Thursday, August 9, 2018

Calculating the Value of Knoxville's Smoke Eaters

James R. Newman (KFD)
McClung Historical
Digital Collection
The October 13, 1891 edition of the Knoxville Journal ran the following article below on the trials and tribulations of a fireman in response to cries from local taxpayers that the average Knoxville fire lady is "well paid." The Journal countered that Knoxville's smoke eaters earned $45 per month, or, broken down, 6 cents per hour, a rate which was 4 cents an hour less than the common laborer:

"A Crying Wrong: The life of a fireman is a dangerous one. Every time the gong sounds an alarm in the engine house, the fireman takes his life in his hand and rushes forth on his mission to save. No one can tell when a falling wall will end his days, or one of the thousand dangers incident upon fighting fire will cut short his life. There goes a engine down the street, the horses frenzied and going at the highest speed. Everything is excited, and no thought reigns save to reach the fire in the quickest possible time.

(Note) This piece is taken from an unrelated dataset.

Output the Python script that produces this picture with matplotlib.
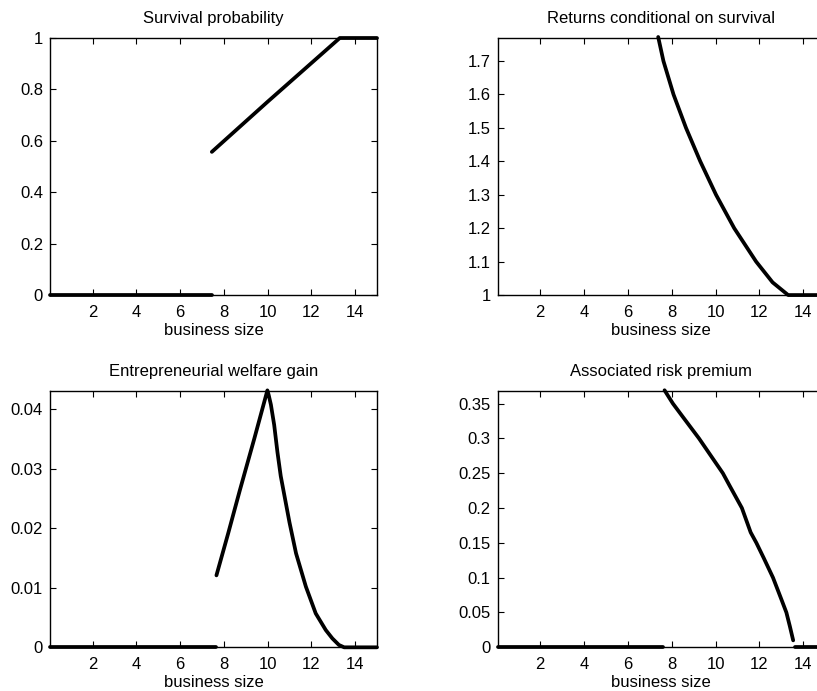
import matplotlib
matplotlib.use("Agg")
import matplotlib.pyplot as plt

plt.rcParams['font.family'] = ['Liberation Sans', 'DejaVu Sans']

# business size range shown on every panel
x_min, x_max = 0.05, 15.0
xticks = [2, 4, 6, 8, 10, 12, 14]

# Survival probability (zero part, then rising part)
surv_zero_x = [0.05, 7.45]
surv_zero_y = [0.0, 0.0]
surv_x = [7.45, 10.0, 13.3, 15.0]
surv_y = [0.557, 0.752, 1.0, 1.0]
surv_yticks = [0, 0.2, 0.4, 0.6, 0.8, 1]

# Returns conditional on survival
ret_x = [7.38, 7.62, 8.08, 8.65, 9.30, 10.02, 10.85, 11.85, 12.6, 13.31, 15.0]
ret_y = [1.772, 1.700, 1.600, 1.500, 1.400, 1.300, 1.200, 1.100, 1.038, 1.0, 1.0]
ret_yticks = [1, 1.1, 1.2, 1.3, 1.4, 1.5, 1.6, 1.7]

# Entrepreneurial welfare gain
wel_zero_x = [0.05, 7.62]
wel_zero_y = [0.0, 0.0]
wel_x = [7.66, 8.2, 8.73, 9.4, 9.99, 10.05, 10.15, 10.3, 10.45, 10.6, 11.0,
         11.3, 11.75, 12.2, 12.66, 12.96, 13.26, 13.5, 15.0]
wel_y = [0.0121, 0.0192, 0.0264, 0.0352, 0.0432, 0.0424, 0.0408, 0.0374, 0.0328, 0.0288, 0.0210,
         0.0158, 0.0102, 0.0057, 0.0029, 0.0015, 0.0004, 0.0, 0.0]
wel_yticks = [0, 0.01, 0.02, 0.03, 0.04]

# Associated risk premium
rp_zero_x = [0.05, 7.62]
rp_zero_y = [0.0, 0.0]
rp_x = [7.67, 8.05, 8.5, 9.24, 9.73, 10.33, 10.64, 11.2, 11.6, 11.86, 12.2,
        12.62, 13.0, 13.23, 13.39, 13.54]
rp_y = [0.369, 0.350, 0.331, 0.300, 0.2775, 0.250, 0.232, 0.200, 0.165, 0.150, 0.128,
        0.100, 0.069, 0.050, 0.030, 0.010]
rp_tail_x = [13.62, 15.0]
rp_tail_y = [0.0, 0.0]
rp_yticks = [0, 0.05, 0.1, 0.15, 0.2, 0.25, 0.3, 0.35]

panels = [
    ("Survival probability", [(surv_zero_x, surv_zero_y), (surv_x, surv_y)],
     surv_yticks, (0, 1), [0.0612, 0.573, 0.4002, 0.372]),
    ("Returns conditional on survival", [(ret_x, ret_y)],
     ret_yticks, (1, 1.769), [0.609, 0.573, 0.401, 0.372]),
    ("Entrepreneurial welfare gain", [(wel_zero_x, wel_zero_y), (wel_x, wel_y)],
     wel_yticks, (0, 0.0431), [0.0612, 0.0632, 0.4002, 0.371]),
    ("Associated risk premium", [(rp_zero_x, rp_zero_y), (rp_x, rp_y), (rp_tail_x, rp_tail_y)],
     rp_yticks, (0, 0.368), [0.609, 0.0632, 0.401, 0.371]),
]

fig = plt.figure(figsize=(8.17, 6.91), dpi=100)

for title, segs, yt, ylim, pos in panels:
    ax = fig.add_axes(pos)
    for xs, ys in segs:
        ax.plot(xs, ys, '-', color='black', lw=2.7, solid_capstyle='round',
                solid_joinstyle='round', clip_on=False)
    ax.set_xlim(x_min, x_max)
    ax.set_ylim(*ylim)
    ax.set_xticks(xticks)
    ax.set_yticks(yt)
    ax.set_yticklabels([f"{v:g}" for v in yt])
    ax.tick_params(direction='in', top=True, right=True, length=4, width=0.8,
                   labelsize=12, pad=5)
    ax.tick_params(axis='x', pad=7)
    for s in ax.spines.values():
        s.set_linewidth(1.0)
    ax.set_title(title, fontsize=12, pad=11)
    ax.set_xlabel("business size", fontsize=12, labelpad=2)

fig.savefig("out.png", dpi=100)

The clang of the gong, the roar of the engine, the rattle of the wheels over the stony streets, the cries of the people, the haste of the drivers of vehicles to clear the way, warnings to pedestrians hurled out combine to make a scene difficult to paint. But a corner is turned and right in the way comes a huge dray the driver unalert. There are fierce shouts but too late for the heavy wheels of the engine and those of the wagon are momentarily locked and in the shock out goes the body of a man in helmet and rubber boots to land on his head to be picked up with a  broken neck, or may be he is thrown violently to the earth and a limb broken. Little time to attend to him if the engine is able to move on. The fire is the thing. Or, may be in the mad haste a street car rail raised above the legal height does the work and some poor woman is made a widow and some poor children orphans; or some poor chap is laid up with broken bones, in for a long siege before convalescence comes.

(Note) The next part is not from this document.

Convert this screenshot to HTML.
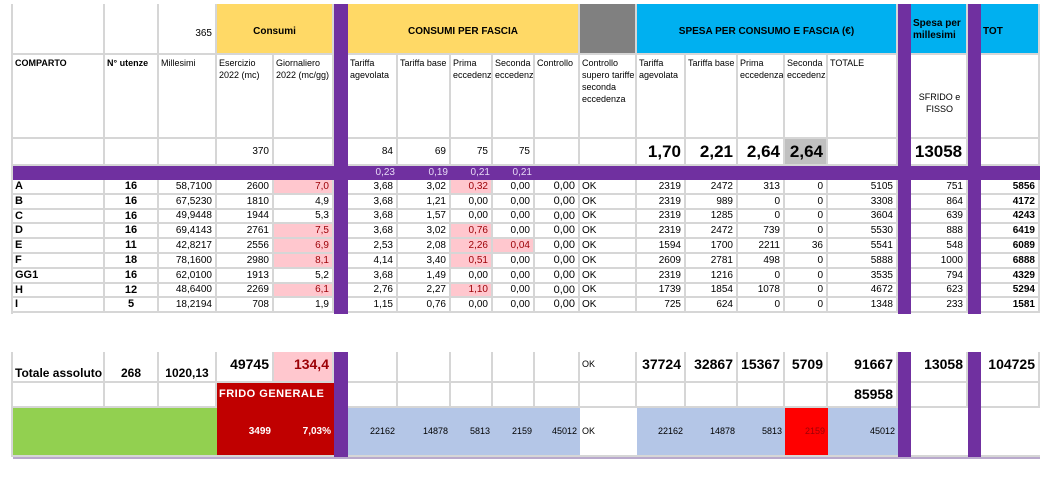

Once at the fire a host of dangers threaten. The nozzle must be carried close into the burning building to quench the conflagration. It is the post of danger. Lives may be imperiled and into that blaze some daring fire laddy must go. A wall or a floor may collapse at any moment and some poor fellow be hurled into a furnace or be struck to earth and red-hot bricks piled on him. Perhaps, if all great perils be averted, it is winter and before the flames are extinguished every fireman present may be wringing, dripping wet from head to foot, and the heat of the fire gone, before they can return to he engine house they are walking icicles, clad in an armor of ice to induce rheumatism and pulmonary diseases.

And that dreary monotonous quiet that follows with nothing to do but to wait for a summons that no one knows when will come. Tied down to the engine house or at best within a few feet of it there is nothing to vary the monotony that becomes the more oppressive in contrast with the actual work of the department. One night a week at home, two days a month off, but always on duty for that alarm must be responded to, practically on duty twenty-four hours out of twenty-four it is a life that few would care to live.       

"But," the readers objects, "they are well paid." Yes, for the very best years of their lives, for their courage and skill and perils, a gracious and proud city pays her fire laddies the munificent, the princely, the exorbitant sum of six cents per hour, $45 per month! For six cents an hour the fireman is to take all the manifold risks of fighting fire. Is it not a shame? A city that is rich and prosperous, growing and progressive, paying men picked, chosen, drilled and disciplined, four cents an hour less than is paid to common laborers who work on the streets!

Why this is so The Journal does not attempt to say. It is so and that is sufficient. If it be due to economy then economy is a vampire, a cruel savage vampire. The Journal will have more to say on this subject."